If the group of etcd nodes loses quorum, the Kubernetes cluster will report a failure because no operations, e.g. deploying workloads, can be executed in the Kubernetes cluster. Please review the best practices for the what the number of etcd nodes should be in a Kubernetes cluster. If you want to recover your set of etcd nodes, follow these instructions:

  1. Keep only one etcd node in the cluster by removing all other etcd nodes.

  2. On the single remaining etcd node, run the following command:

    $ docker run --rm -v /var/run/docker.sock:/var/run/docker.sock assaflavie/runlike etcd
    

    This command outputs the running command for etcd, save this command to use later.

  3. Stop the etcd container that you launched in the previous step and rename it to etcd-old.

    $ docker stop etcd
    $ docker rename etcd etcd-old
    
  4. Take the saved command from Step 2 and revise it:

    • If you originally had more than 1 etcd node, then you need to change --initial-cluster to only contain the node that remains.
    • Add --force-new-cluster to the end of the command.
  5. Run the revised command.

  6. After the single nodes is up and running, Rancher recommends adding additional etcd nodes to your cluster. If you have a custom cluster and you want to reuse an old node, you are required to clean up the nodes before attempting to add them back into a cluster.

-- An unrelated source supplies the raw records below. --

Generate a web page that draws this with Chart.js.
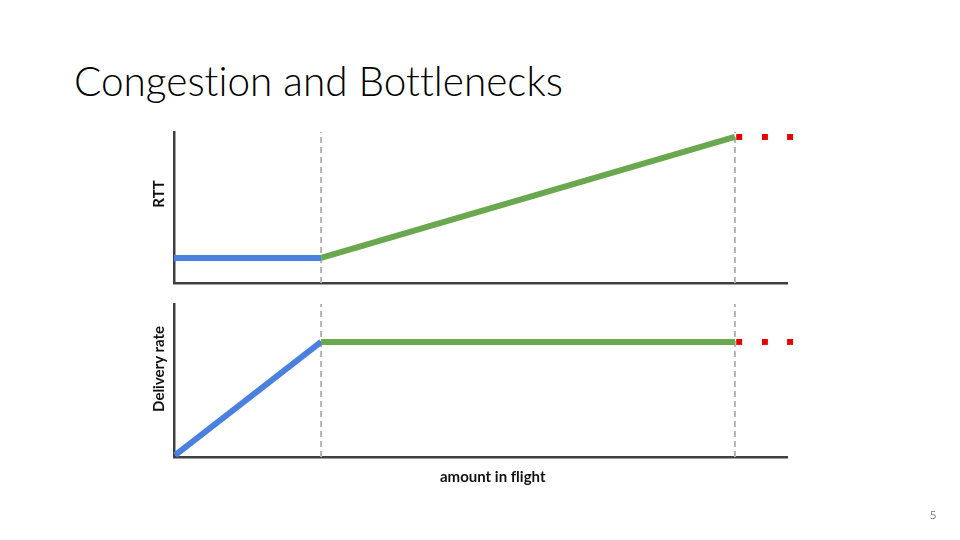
<!DOCTYPE html>
<html>
<head>
<meta charset="utf-8">
<script src="https://cdn.jsdelivr.net/npm/chart.js@4.4.1/dist/chart.umd.min.js"></script>
<style>
    body { margin: 0; background: #fff; }
    #slide { position: relative; width: 960px; height: 540px; overflow: hidden; background: #fff; }
    #slide canvas { position: absolute; left: 0; }
    .txt { position: absolute; white-space: nowrap; color: #000; font-variant-ligatures: none; }
    #title { left: 74px; top: 56px; font-family: Lato, "Open Sans", sans-serif; font-weight: 300; font-size: 40.5px; }
    .axis-label { font-family: Lato, "Open Sans", sans-serif; font-weight: 700; font-size: 15px; color: #111; }
    .rot { transform: translate(-50%, -50%) rotate(-90deg); }
    #page-num { left: 930px; top: 507px; font-family: "Open Sans", sans-serif; font-size: 11px; color: #777; }
</style>
</head>
<body>
<div id="slide">
    <div id="title" class="txt">Congestion and Bottlenecks</div>
    <canvas id="rtt-chart" width="960" height="300" style="top:0"></canvas>
    <canvas id="rate-chart" width="960" height="250" style="top:290px"></canvas>
    <div class="txt axis-label rot" style="left:158px; top:194px;">RTT</div>
    <div class="txt axis-label rot" style="left:158px; top:369px;">Delivery rate</div>
    <div class="txt axis-label" style="left:440px; top:467px;">amount in flight</div>
    <div id="page-num" class="txt">5</div>
</div>
<script>
// x: amount in flight (0 = origin, 100 = end of x axis)
var guideX = [24, 91.5];

var rttBlueX = [0, 24];
var rttBlueY = [16.6, 16.6];
var rttGreenX = [24, 91.5];
var rttGreenY = [16.6, 96.7];

var rateBlueX = [0.2, 24];
var rateBlueY = [1.3, 75.2];
var rateGreenX = [24, 91.5];
var rateGreenY = [75.2, 75.2];

var moreX = [92.2, 96.4, 100.5];
var rttMoreY = [96.7, 96.7, 96.7];
var rateMoreY = [75.2, 75.2, 75.2];

var blue = "#4a80e0";
var green = "#6aa84f";
var red = "#e60000";
var guideColor = "#b3b3b3";
var axisColor = "#404040";

function pts(xs, ys) {
    return xs.map(function (x, i) { return { x: x, y: ys[i] }; });
}

function solidLine(xs, ys, color) {
    return {
        data: pts(xs, ys),
        borderColor: color,
        borderWidth: 6,
        borderCapStyle: "butt",
        pointRadius: 0,
        clip: false
    };
}

function dots(xs, ys) {
    return {
        data: pts(xs, ys),
        showLine: false,
        pointStyle: "rect",
        pointRadius: 4.2,
        pointBackgroundColor: red,
        pointBorderWidth: 0,
        clip: false
    };
}

function guides() {
    return guideX.map(function (g) {
        return {
            data: [{ x: g, y: 0 }, { x: g, y: 100 }],
            borderColor: guideColor,
            borderWidth: 2,
            borderDash: [6, 4],
            pointRadius: 0,
            clip: false
        };
    });
}

function makeChart(canvasId, datasets, padding) {
    return new Chart(
        document.getElementById(canvasId),
        {
            type: "line",
            data: { datasets: datasets },
            options: {
                responsive: false,
                animation: false,
                devicePixelRatio: 1,
                layout: { padding: padding },
                scales: {
                    x: {
                        type: "linear",
                        min: 0,
                        max: 100,
                        grid: { display: false, drawTicks: false },
                        ticks: { display: false, padding: 0 },
                        border: { display: true, color: axisColor, width: 2.5 },
                        afterFit: function (scale) { scale.height = 0; }
                    },
                    y: {
                        min: 0,
                        max: 100,
                        grid: { display: false, drawTicks: false },
                        ticks: { display: false, padding: 0 },
                        border: { display: true, color: axisColor, width: 2.5 },
                        afterFit: function (scale) { scale.width = 0; }
                    }
                },
                plugins: {
                    legend: { display: false },
                    tooltip: { enabled: false }
                }
            }
        }
    );
}

makeChart("rtt-chart",
    [
        dots(moreX, rttMoreY),
        solidLine(rttGreenX, rttGreenY, green),
        solidLine(rttBlueX, rttBlueY, blue)
    ].concat(guides()),
    { left: 174, right: 173, top: 132, bottom: 17 }
);

makeChart("rate-chart",
    [
        dots(moreX, rateMoreY),
        solidLine(rateGreenX, rateGreenY, green),
        solidLine(rateBlueX, rateBlueY, blue)
    ].concat(guides()),
    { left: 174, right: 173, top: 14, bottom: 83 }
);
</script>
</body>
</html>
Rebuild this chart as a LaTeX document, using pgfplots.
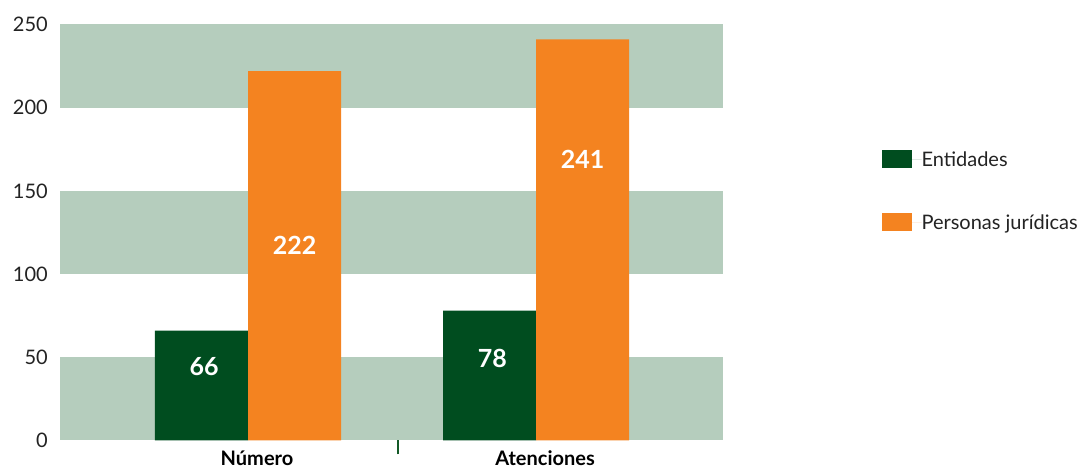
\documentclass[border=0pt]{standalone}
\usepackage{pgfplots}
\pgfplotsset{compat=1.18}
\usepackage{fontspec}
\setmainfont{Lato}

\definecolor{band}{RGB}{181,205,189}
\definecolor{entgreen}{RGB}{0,77,31}
\definecolor{perorange}{RGB}{244,131,32}
\definecolor{tickgreen}{RGB}{20,90,40}
\definecolor{labeltext}{RGB}{35,35,35}

\begin{document}
\begin{tikzpicture}
\useasboundingbox (0,0) rectangle (1085pt,468pt);
\begin{axis}[
  at={(59.5pt,27.5pt)}, anchor=south west,
  scale only axis, width=663.5pt, height=416pt,
  xmin=-0.6545, xmax=1.649, ymin=0, ymax=250,
  axis line style={draw=none},
  major tick length=0pt,
  tick pos=left,
  ytick={0,50,...,250},
  xtick={0,1},
  xticklabels={Número,Atenciones},
  /pgf/number format/assume math mode=true,
  yticklabel style={font=\fontsize{20}{24}\selectfont, text=labeltext,
                    anchor=east, inner sep=0pt, xshift=-11.5pt},
  xticklabel style={font=\fontsize{20}{24}\selectfont\bfseries, text=black,
                    anchor=base, inner sep=0pt, yshift=-25pt, xshift=9pt},
  extra x ticks={0.52},
  extra x tick labels={},
  extra x tick style={major tick length=14pt, tick align=outside,
                      tick style={draw=tickgreen, line width=2.5pt}},
  legend style={at={(rel axis cs:1,1)}, anchor=north west,
                xshift=159pt, yshift=-125.5pt,
                draw=none, fill=none, inner sep=0pt, outer sep=0pt,
                row sep=44.5pt,
                font=\fontsize{20}{24}\selectfont, text=labeltext,
                nodes={inner sep=0pt}},
  legend cell align=left,
]
% alternating horizontal bands
\fill[band] (axis cs:-0.6545,0)   rectangle (axis cs:1.649,50);
\fill[band] (axis cs:-0.6545,100) rectangle (axis cs:1.649,150);
\fill[band] (axis cs:-0.6545,200) rectangle (axis cs:1.649,250);

\addplot[ybar, bar width=0.323, bar shift=-0.1615, fill=entgreen, draw=none,
  legend image code/.code={\fill[entgreen] (0pt,-8pt) rectangle (30pt,10pt);
                           \path (0pt,0pt) -- (39.5pt,0pt);}]
  coordinates {(0,66) (1,78)};
\addlegendentry{Entidades}

\addplot[ybar, bar width=0.323, bar shift=0.1615, fill=perorange, draw=none,
  legend image code/.code={\fill[perorange] (0pt,-8pt) rectangle (30pt,10pt);
                           \path (0pt,0pt) -- (39.5pt,0pt);}]
  coordinates {(0,222) (1,241)};
\addlegendentry{Personas jurídicas}

% value labels inside the bars
\begin{scope}[every node/.style={font=\fontsize{25}{30}\selectfont\bfseries, text=white}]
\node at (axis cs:-0.1525,44.6) {66};
\node at (axis cs:0.1615,117.5) {222};
\node at (axis cs:0.8485,49.4) {78};
\node at (axis cs:1.1615,169) {241};
\end{scope}
\end{axis}
\end{tikzpicture}
\end{document}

Enabling Snapshot Features for Clusters Created Before Rancher v2.2.0

If you have any Rancher launched Kubernetes clusters that were created prior to v2.2.0, after upgrading Rancher, you must edit the cluster and save it, in order to enable the updated snapshot features. Even if you were already creating snapshots prior to v2.2.0, you must do this step as the older snapshots will not be available to use to back up and restore etcd through the UI.